As I’ve written about many times, the Securities Act of 1933 (“Securities Act”) requires that every offer and sale of securities either be registered with the SEC or exempt from registration.  The purpose of registration is to provide investors with full and fair disclosure of material information so that they can make informed investment and voting decisions.

In recent years, the scope of exemptions has evolved stemming from the JOBS Act in 2012, which broke Rule 506 into two exemptions, 506(b) and 506(c), and created the current Regulation A/A+ and Regulation Crowdfunding.  The FAST Act, signed into law in December 2015, added Rule 4(a)(7) for re-sales to accredited investors.  The Economic Growth Act of 2018 mandated certain changes to Regulation A, including allowing its use by SEC reporting companies, and to Rule 701 for employee stock option plans for private companies.  Also relatively recently, the SEC eliminated the never-used Rule 505, expanded the offering limits for Rule 504 and modified the intrastate offering structure.

Offering exemptions are found in Sections 3 and 4 of the Securities Act.  Section 3 exempts certain classes of securities (for example, government-backed securities or short-term notes) and certain transactions (for example, Section 3(a)(9) exchanges of one security for another).  Section 4 contains all transactional exemptions including Section 4(a)(2), which is the statutory basis for Regulation D and its Section 4(a)(2) and 506(c).  The requirements to rely on exemptions vary from the type of company making the offering (private or public, U.S. or not, investment companies…), the offering amount, manner of offering (solicitation allowable or not), bad actor rules, type of investor (accredited) and amount and type of disclosure required.  In general, the greater the ability to sell to non-accredited investors, the more offering requirements are imposed.

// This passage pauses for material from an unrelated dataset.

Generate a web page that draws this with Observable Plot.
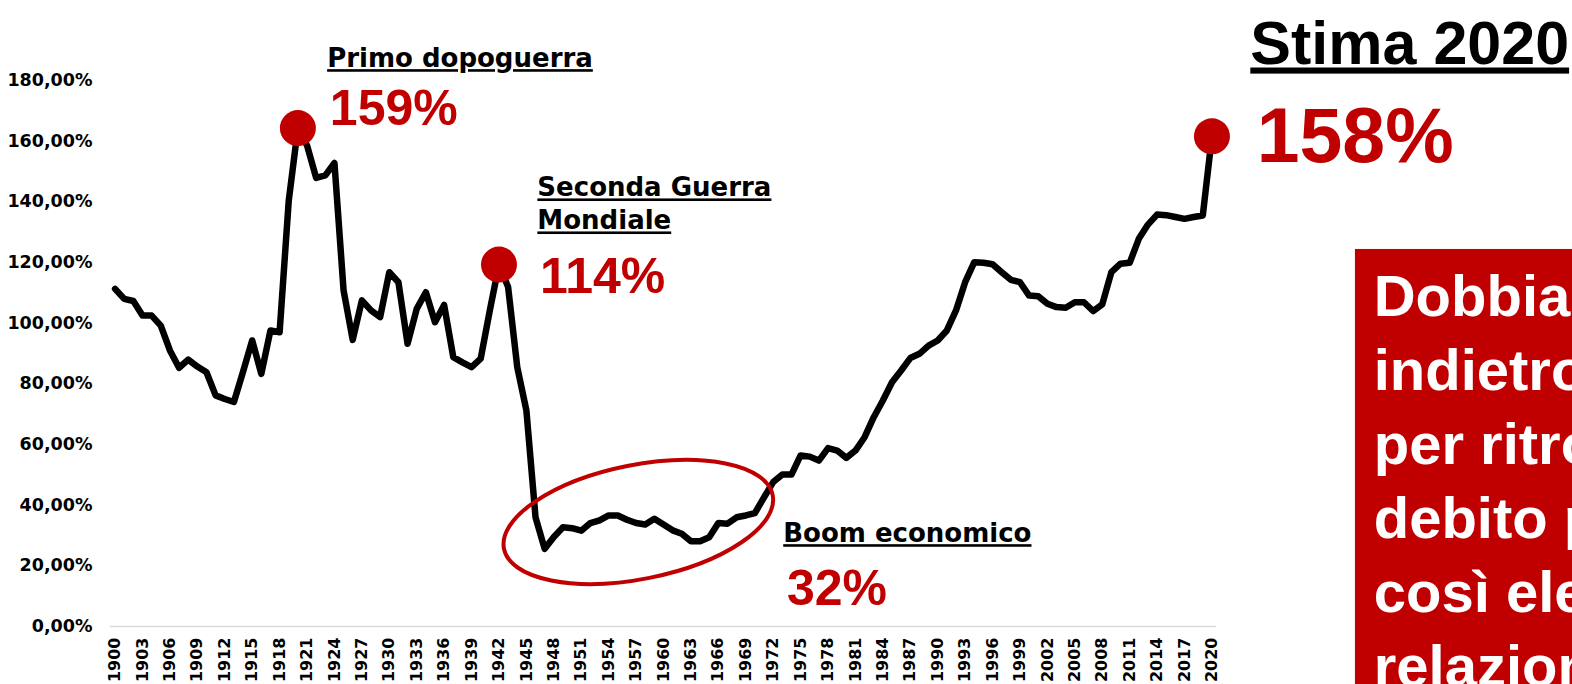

For more information on Rule 504 and intrastate offerings, see HERE; on rule 506, see HERE; on Regulation A, see HERE; and on Regulation Crowdfunding, see HERE. The disparate requirements can be tricky to navigate and where a company completes two offerings with conflicting requirements (such as the ability to solicit), integration rules can result in both offerings failing the exemption requirements.

The chart at the end of this blog contains an overview of the offering exemptions, incorporating the new rule changes.

Rule Changes

The rule changes are meant to reduce complexities and gaps in the current exempt offering structure.  As such, the rules amend the integration rules to provide certainty for companies moving from one offering to another or to a registered offering; increase the offering limits under, Rule 504 and Regulation Crowdfunding and increase the individual investment limits for investors under each of the rules; set clear and consistent rules that increase the ability to communicate during the offering process, including for offerings that historically prohibited general solicitation; and harmonize disclosure obligations and bad actor rules to decrease differences between various offering exemptions.

Integration; new Rule 152

Current Integration Structure

Prior to the amendments, the Securities Act integration framework for registered and exempt offerings consists of a mixture of rules and SEC guidance for determining whether two or more securities transactions should be considered part of the same offering.  In general, the concept of integration is whether two offerings integrate such that either offering fails to comply with the exemption or registration rules being relied upon.  That is, where two or more offerings are integrated, there is a danger that the exemptions for one or both offerings will be lost, such as when one offering prohibits general solicitation and another one allows it.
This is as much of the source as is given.